The Happiest People in the World

Take the format of a spy thriller, shape it around real-life incidents involving international terrorism, leaven it with dark, dry humor, toss in a love rectangle, give everybody a gun, and let everything play out in the outer reaches of upstate New York—there you have an idea of Brock Clarke’s new novel, The Happiest People in the World.

Who are “the happiest people in the world”? Theoretically, it’s all the people who live in Denmark, the country that gave the world Hans Christian Andersen fairy tales and the open-face sandwich. But Denmark is also where some political cartoonists got into very unhappy trouble when they attempted to depict Muhammad in their drawings, which prompted protests, arson, and even assassination attempts.

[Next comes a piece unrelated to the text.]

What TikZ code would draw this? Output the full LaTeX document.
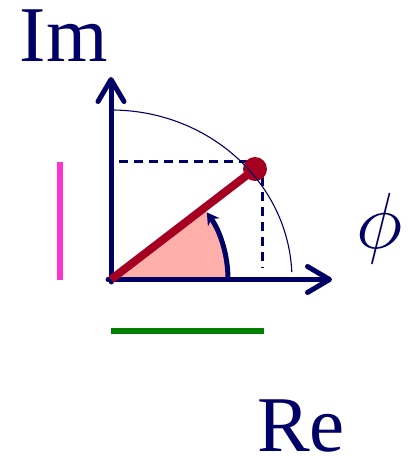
\documentclass[tikz,border=0pt]{standalone}
\usepackage{fontspec}
\setmainfont{Liberation Serif}
\usetikzlibrary{arrows.meta}
\definecolor{navy}{RGB}{0,0,102}
\definecolor{darkred}{RGB}{165,0,33}
\definecolor{salmon}{RGB}{255,175,170}
\definecolor{magentaline}{RGB}{255,51,204}
\definecolor{greenline}{RGB}{0,128,0}
\tikzset{
  axis/.style={draw=navy, line width=5pt, line cap=round, -{Straight Barb[length=22pt,width=26pt,round]}},
  helper/.style={draw=navy, line width=3pt, dash pattern=on 9pt off 6pt},
  circ/.style={draw=navy, line width=1.1pt},
  phasor/.style={draw=darkred, line width=8pt},
  bigtext/.style={text=navy, inner sep=0pt, text depth=0pt, font=\fontsize{79}{79}\selectfont},
  bar/.style={line width=6pt}
}
\begin{document}
\begin{tikzpicture}[x=1pt,y=1pt]
\useasboundingbox (0,0) rectangle (410,456);
\coordinate (O) at (111,176.5);
\coordinate (Ybase) at (111,174);
\coordinate (Ytip) at (111,379);
\coordinate (Xbase) at (108,176.5);
\coordinate (Xtip) at (332,176.5);
\coordinate (P) at (255,287);
\coordinate (Q) at (262,294);
\coordinate (Hstart) at (119,294);
\coordinate (Vend) at (262,188);
% sector
\fill[salmon] (O) -- ++(0:117) arc[start angle=0,end angle=37.5,radius=117] -- cycle;
% angle arrow
\draw[navy, line width=5pt, -{Stealth[length=12pt,width=14pt]}] (O) ++(0:117) arc[start angle=0,end angle=35,radius=117];
% dashed projections
\draw[helper] (Hstart) -- (Q);
\draw[helper] (Q) -- (Vend);
% axes
\draw[axis] (Ybase) -- (Ytip);
\draw[axis] (Xbase) -- (Xtip);
% phasor
\draw[phasor] (O) -- (P);
\fill[darkred] (P) circle[radius=12];
% ellipse arc
\draw[circ] (O) ++(90:169.5) arc[start angle=90,end angle=2.5,x radius=181,y radius=169.5];
% labels
\node[bigtext, anchor=base west] (im) at (19.5,394) {Im};
\node[bigtext, anchor=base west] (re) at (257,5) {Re};
\node[text=navy, inner sep=0pt, scale=3.2, font=\fontsize{24.88}{30}\selectfont] (phi) at (380,227) {$\phi$};
% bars
\coordinate (M1) at (60,294);
\coordinate (M2) at (60,176);
\draw[bar, magentaline] (M1) -- (M2);
\coordinate (G1) at (111,125);
\coordinate (G2) at (264,125);
\draw[bar, greenline] (G1) -- (G2);
\end{tikzpicture}
\end{document}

Imagine, then, that one of those cartoonists, given protection through the CIA, is relocated to a small town in upstate New York where he is given a job as a high school guidance counselor. Once there, he manages to fall in love with the wife of the high school principal, who himself is trying to get over the effects of a misguided love affair with the very CIA agent who sent the cartoonist to him. Imagine also that virtually every other person in this tiny town is a CIA operative.

The result is a darkly funny tale of paranoia and the all-American obsession with security and the conspiracies that threaten it, written in a tone that is simultaneously filled with wonder and anger in almost equal parts.